Here are two more links that debunk the idea of a universal "female socialization" -- a tactic TERF'S often used to discredit and exclude trans women from feminist spaces -- but speak to all kinds of intersecting identities:
It’s evident that at least for many trans women, internalization of a male identity is rejected entirely, and to insist that these women experienced something so wholly apart from female socialization that they cannot possibly understand the experiences of other women is to hold her to a ludicrously strict standard of how she was supposed to have experienced female socialization, a standard that a great many cis women themselves would not meet. Are you to say that all cis women internalized the prescriptive cultural messages of the female gender role? Because if not (the only realistic position), there’s no way you can exclude such a trans woman from your clubhouse on these grounds without also excluding any cis woman who managed to dodge the bullet of fully-internalized female socialization. -- Natalie Reed
Now, there’s so many issues and problems with “female socialisation”. It comes from the belief that all women have the same socialisation, which, if a group claims to be intersectional in their approach, is nonsense.
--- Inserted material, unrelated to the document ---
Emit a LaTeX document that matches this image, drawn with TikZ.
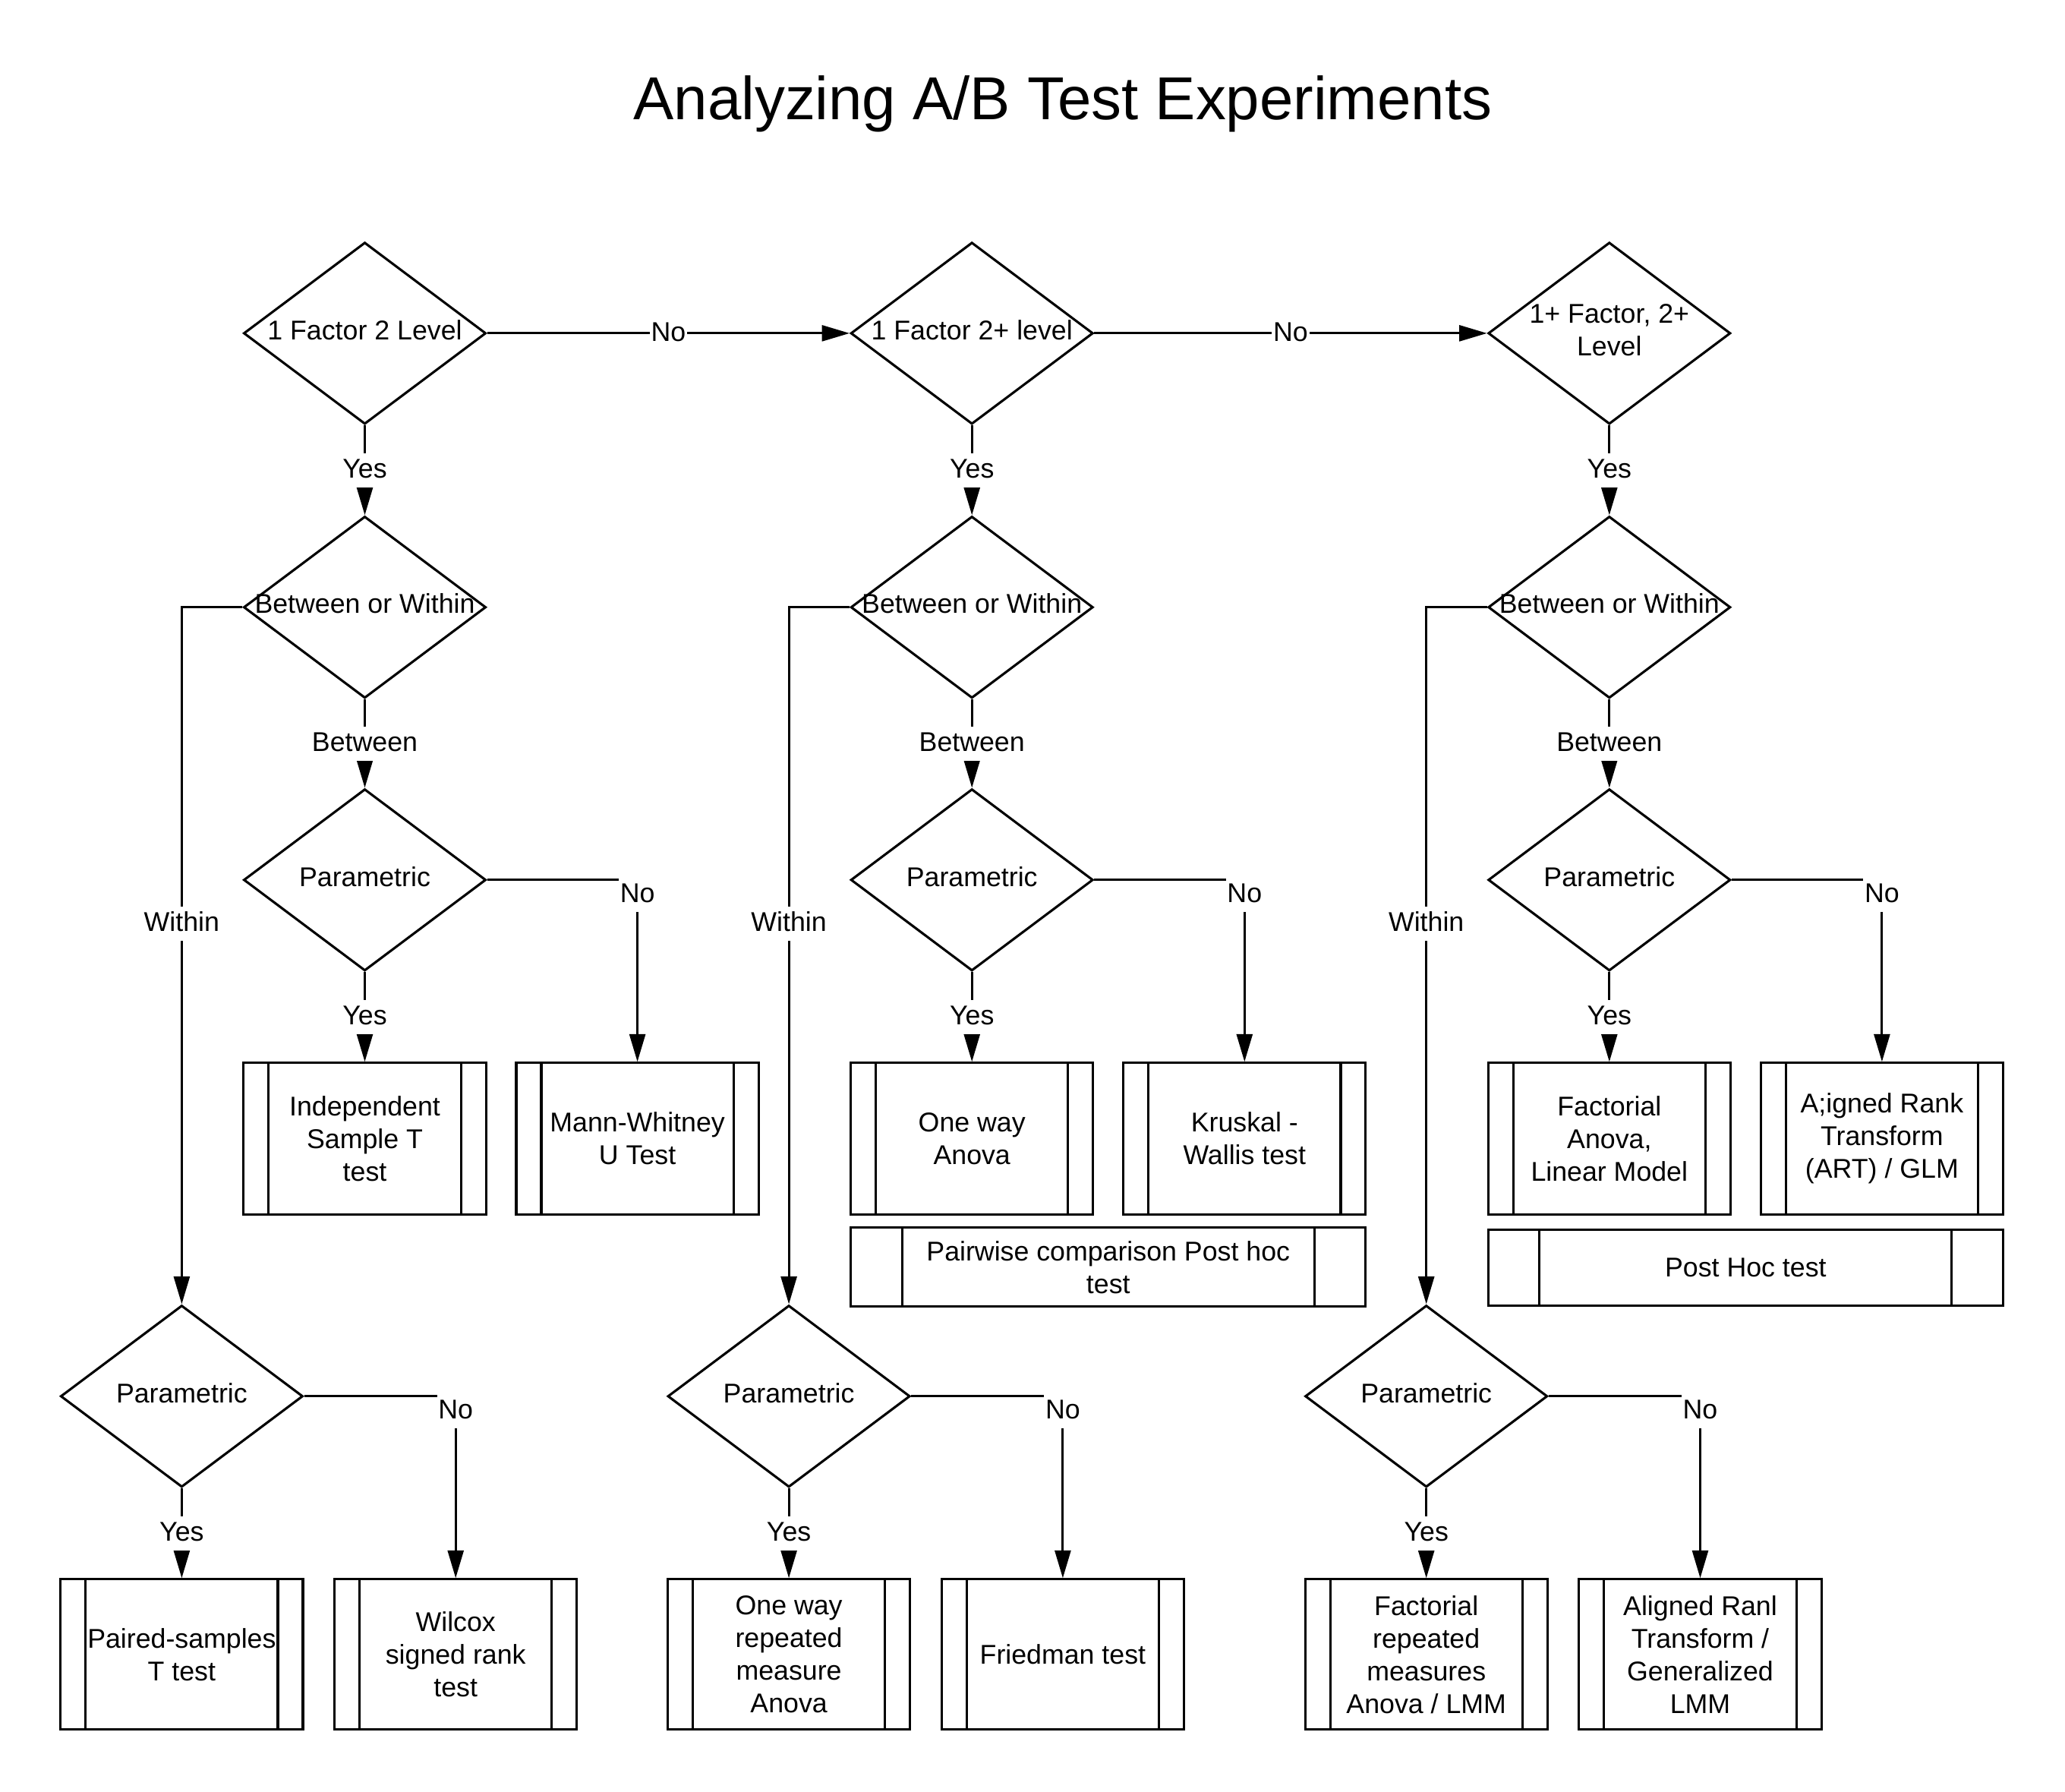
\documentclass[tikz,border=0pt]{standalone}
\usepackage{fontspec}
\setmainfont{Liberation Sans}
\usetikzlibrary{arrows.meta,shapes.geometric}

\begin{document}
\begin{tikzpicture}[x=0.5pt, y=-0.5pt, line width=0.9pt,
  every node/.style={font=\fontsize{10.3}{12.4}\selectfont},
  decision/.style={diamond, draw, minimum width=92pt, minimum height=69pt, inner sep=0pt,
    label={[align=center, yshift=1.3pt]center:#1}},
  subproc/.style={draw, rectangle, minimum width=92pt, minimum height=57.5pt, align=center, inner sep=0pt,
    path picture={\draw ([xshift=#1]path picture bounding box.north west) -- ([xshift=#1]path picture bounding box.south west)
      ([xshift=-#1]path picture bounding box.north east) -- ([xshift=-#1]path picture bounding box.south east);}},
  subproc/.default=9.5pt,
  lbl/.style={fill=white, inner xsep=0.5pt, inner ysep=1pt, text height=8.5pt, text depth=2.5pt},
  flow/.style={-{Triangle[length=10.5pt, width=6pt]}}]
\useasboundingbox (0,0) rectangle (1568,1360);

\node[font=\fontsize{23}{27}\selectfont] (title) at (807,79) {Analyzing A/B Test Experiments};

% Number of factors and levels
\node[decision={1 Factor 2 Level}] (lvl1) at (277,253) {};
\node[decision={1 Factor 2+ level}] (lvl2) at (738,253) {};
\node[decision={1+ Factor, 2+\\Level}] (lvl3) at (1222,253) {};

\foreach \c/\x/\w in {1/277/138, 2/738/599, 3/1222/1083} {
  \node[decision={Between or Within}] (bw\c) at (\x,461) {};
  \node[decision=Parametric] (bpar\c) at (\x,668) {};
  \node[decision=Parametric] (wpar\c) at (\w,1060) {};
}

% Between subjects
\node[subproc] (byes1) at (277,864.5) {Independent\\Sample T\\test};
\node[subproc] (bno1) at (484,864.5) {Mann-Whitney\\U Test};
\node[subproc] (byes2) at (738,864.5) {One way\\Anova};
\node[subproc] (bno2) at (945,864.5) {Kruskal -\\Wallis test};
\node[subproc] (byes3) at (1222,864.5) {Factorial\\Anova,\\Linear Model};
\node[subproc] (bno3) at (1429,864.5) {A;igned Rank\\Transform\\(ART) / GLM};
\node[subproc=19.5pt, minimum width=195.5pt, minimum height=30pt] (post2) at (841.5,962) {Pairwise comparison Post hoc\\test};
\node[subproc=19.5pt, minimum width=195.5pt, minimum height=28.75pt] (post3) at (1325.5,962.5) {Post Hoc test};

% Within subjects
\node[subproc, minimum height=57pt] (wyes1) at (138,1256) {Paired-samples\\T test};
\node[subproc, minimum height=57pt] (wno1) at (346,1256) {Wilcox\\signed rank\\test};
\node[subproc, minimum height=57pt] (wyes2) at (599,1256) {One way\\repeated\\measure\\Anova};
\node[subproc, minimum height=57pt] (wno2) at (807,1256) {Friedman test};
\node[subproc, minimum height=57pt] (wyes3) at (1083,1256) {Factorial\\repeated\\measures\\Anova / LMM};
\node[subproc, minimum height=57pt] (wno3) at (1291,1256) {Aligned Ranl\\Transform /\\Generalized\\LMM};

\draw[flow] (lvl1.east) -- node[lbl] {No} (lvl2.west);
\draw[flow] (lvl2.east) -- node[lbl] {No} (lvl3.west);
\foreach \c in {1,2,3} {
  \draw[flow] (lvl\c.south) -- node[lbl] {Yes} (bw\c.north);
  \draw[flow] (bw\c.south) -- node[lbl] {Between} (bpar\c.north);
  \draw[flow] (bw\c.west) -| node[lbl, pos=0.727] {Within} (wpar\c.north);
  \draw[flow] (bpar\c.south) -- node[lbl] {Yes} (byes\c.north);
  \draw[flow] (bpar\c.east) -| node[lbl, pos=0.541] {No} (bno\c.north);
  \draw[flow] (wpar\c.south) -- node[lbl] {Yes} (wyes\c.north);
  \draw[flow] (wpar\c.east) -| node[lbl, pos=0.541] {No} (wno\c.north);
}
\end{tikzpicture}
\end{document}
A white woman does not have the same “female socialisation” as a black woman. There is not one shared experience that we all digest and thus result in the same perspective. Not to mention, internalised misogyny is a thing. If “female socialisation” gave anyone who identifies as a woman insight into anything, than wouldn’t pro-life women not exist? Wouldn’t women who firmly believe that they belong in the kitchen and men belong in all positions of power not exist? Of course not. -- Boldy Go
I received a mix of typical "girl" and "boy" messages growing (fear strange men = girl; don't cry= boy), plus a lot of other ones that have nothing to do with gender, so I think discussions like these are invaluable. (One that sticks out in particular is a working-class distrust of authority bred by a lack of agency. One reason I don't "fit in" within the feminist blog world is that most of them have an implicit trust of authority figures - doctors, police, etc. That surprised at first, until I realized that the loudest voices are also the most privileged. Those institutions work
for them, therefore, they have no reason not to trust them.)